Firavun, “Demek, ben size izin vermeden önce ona (Mûsâ’ya) inandınız ha! Şüphe yok, o size sihiri öğreten büyüğünüzdür. Şimdi andolsun, sizin ellerinizi ve ayaklarınızı çaprazlama keseceğim ve mutlaka sizi hurma dallarına asacağım. Hangimizin azabı daha şiddetli ve daha kalıcıymış, mutlaka göreceksiniz.”

– Diyanet İşleri

(Fir'avn) dedi: «Ben size izin vermeden ona îman mı etdiniz? Şübhesiz ki o, size sihri öğreten büyüğünüzdür. Öyleyse ben de elbette sizin ellerinizi ve ayaklarınızı çaprazlama keseceğim. Sizi muhakkak hurma dallarına asacağım. Siz de hangimizin azâbı daha çetin ve sürekli olduğunu elbet bileceksiniz».

– Hasan Basri Çantay

Firavun dedi ki; «Ben size izin vermeden ona inandınız ha!
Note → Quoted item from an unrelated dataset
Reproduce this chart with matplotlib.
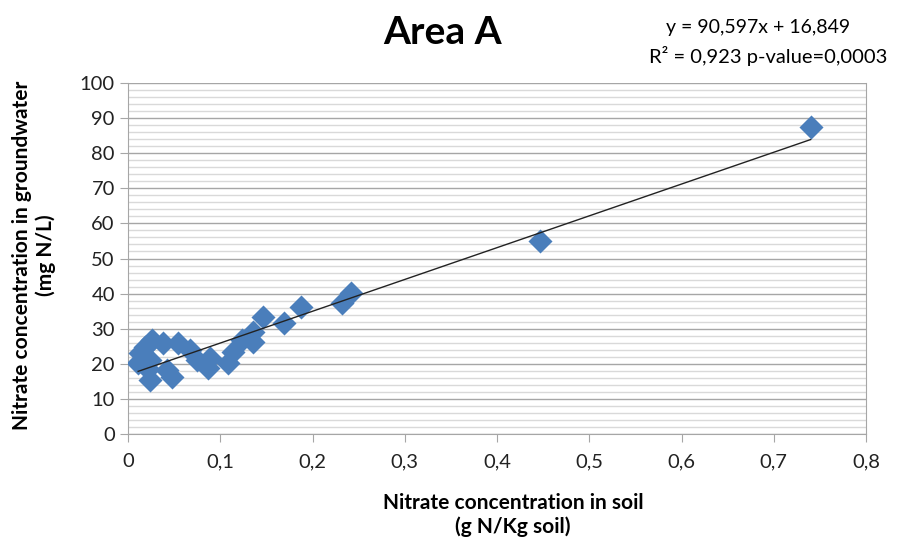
import matplotlib
matplotlib.use("Agg")
import matplotlib.pyplot as plt
import numpy as np
from matplotlib.ticker import MultipleLocator, FuncFormatter

plt.rcParams['font.family'] = ['Lato', 'DejaVu Sans']

soil_x = [0.011, 0.013, 0.018, 0.024, 0.024, 0.026, 0.022, 0.038, 0.042, 0.048,
          0.054, 0.067, 0.075, 0.087, 0.089, 0.108, 0.114, 0.124, 0.136, 0.136,
          0.146, 0.169, 0.188, 0.232, 0.242, 0.447, 0.740]
water_y = [20.2, 23.1, 24.8, 15.4, 21.1, 26.8, 18.5, 25.9, 18.2, 16.2,
           25.9, 23.9, 21.1, 18.8, 21.7, 20.2, 23.4, 26.8, 29.1, 26.2,
           33.3, 31.6, 36.2, 37.3, 40.2, 55.0, 87.5]
slope = 90.597
intercept = 16.849

fig = plt.figure(figsize=(8.99, 5.43), dpi=100)
ax = fig.add_axes([128/899, 1-434/543, (866-128)/899, (434-83)/543])

ax.set_xlim(0, 0.8)
ax.set_ylim(0, 100)
ax.xaxis.set_major_locator(MultipleLocator(0.1))
ax.yaxis.set_major_locator(MultipleLocator(10))
ax.yaxis.set_minor_locator(MultipleLocator(2))
ax.grid(which='minor', axis='y', color='#d9d9d9', lw=1.0)
ax.grid(which='major', axis='y', color='#a6a6a6', lw=1.0)
ax.set_axisbelow(True)
ax.tick_params(which='minor', length=0)
ax.tick_params(which='major', length=6, color='#a6a6a6', labelsize=14.5, labelcolor='#222222')
ax.tick_params(axis='x', pad=8)

fmt = FuncFormatter(lambda v, p: ('%g' % round(v, 2)).replace('.', ','))
ax.xaxis.set_major_formatter(fmt)

ax.spines['top'].set_visible(False)
ax.spines['right'].set_color('#a6a6a6')
ax.spines['left'].set_color('#a6a6a6')
ax.spines['bottom'].set_color('#a6a6a6')

ax.scatter(soil_x, water_y, marker='D', s=150, color='#4a7ebb', zorder=3, linewidths=0)
xs = np.array([min(soil_x), max(soil_x)])
ax.plot(xs, slope*xs + intercept, color='#222222', lw=1.0, zorder=4)

fig.text(513/899, 1-515/543, 'Nitrate concentration in soil\n(g N/Kg soil)', fontsize=15,
         fontweight='bold', ha='center', va='center', multialignment='center', linespacing=1.15)
fig.text(34/899, 1-255/543, 'Nitrate concentration in groundwater\n(mg N/L)', fontsize=15,
         fontweight='bold', ha='center', va='center', multialignment='center', rotation=90,
         linespacing=1.15)

fig.text(443/899, 1-32/543, 'Area A', fontsize=28, fontweight='bold', ha='center', va='center')
fig.text(758/899, 1-28/543, 'y = 90,597x + 16,849', fontsize=14, ha='center', va='center')
fig.text(768/899, 1-56/543, 'R² = 0,923 p-value=0,0003', fontsize=14.5, ha='center', va='center')

fig.savefig('out.png', dpi=100)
O size büyücülüğü öğreten elebaşınızdır. andolsun ki, sağlı sollu birer el ve ayağınızı kesecek, arkasından sizi hurma dallarına asacağım, böylece hangimizin azabı daha ağır, daha sürekliymiş, öğreneceksiniz.

– Seyyid Kutub

قَالُواْ لَن نُّؤۡثِرَكَ عَلَىٰ مَا جَآءَنَا مِنَ ٱلۡبَيِّنَٰتِ وَٱلَّذِي فَطَرَنَاۖ فَٱقۡضِ مَآ أَنتَ قَاضٍۖ إِنَّمَا تَقۡضِي هَٰذِهِ ٱلۡحَيَوٰةَ ٱلدُّنۡيَآ ٧٢

İhtimali yok dediler: bize gelen bu açık ibretlere ve bizi yaratana karşı seni tercih edemeyiz, artık neye hükmün geçer, ne yapabilirsen yap, senin olsa olsa bu dünya hayata hükmün geçer.

– Elmalılı Hamdi Yazır

Dediler ki: Seni, bize gelen apaçık mucizelere ve bizi yaratana üstün tutmayacağız. Ne hüküm vereceksen ver. Sen ancak bu dünya hayatına hükmedebilirsin.

– İbni Kesir

Sihirbazlar şöyle dediler: “Bize gelen apaçık delillere ve bizi yaratana seni asla tercih etmeyeceğiz. Artık sen vereceğin hükmü ver. Sen ancak bu dünya hayatında hüküm verirsin.”

– Diyanet İşleri

(Sihirbazlar) dediler: «Seni bize gelen (şu) apaçık mucizelere, (hakıykatde ise) bizi yaratana kat'iyyen tercîh edemeyiz. Artık neye haakim isen hükmünü ver. Sen hükmünü ancak bu dünyâ hayaatında geçirebilirsin».

– Hasan Basri Çantay

Büyücüler dediler ki; «Biz seni, bize gelen açık delillere ve yaratıcımıza tercih edemeyiz. Vereceğin hükmü ver. Senin hükmün ancak dünya hayatında geçerli olabilir.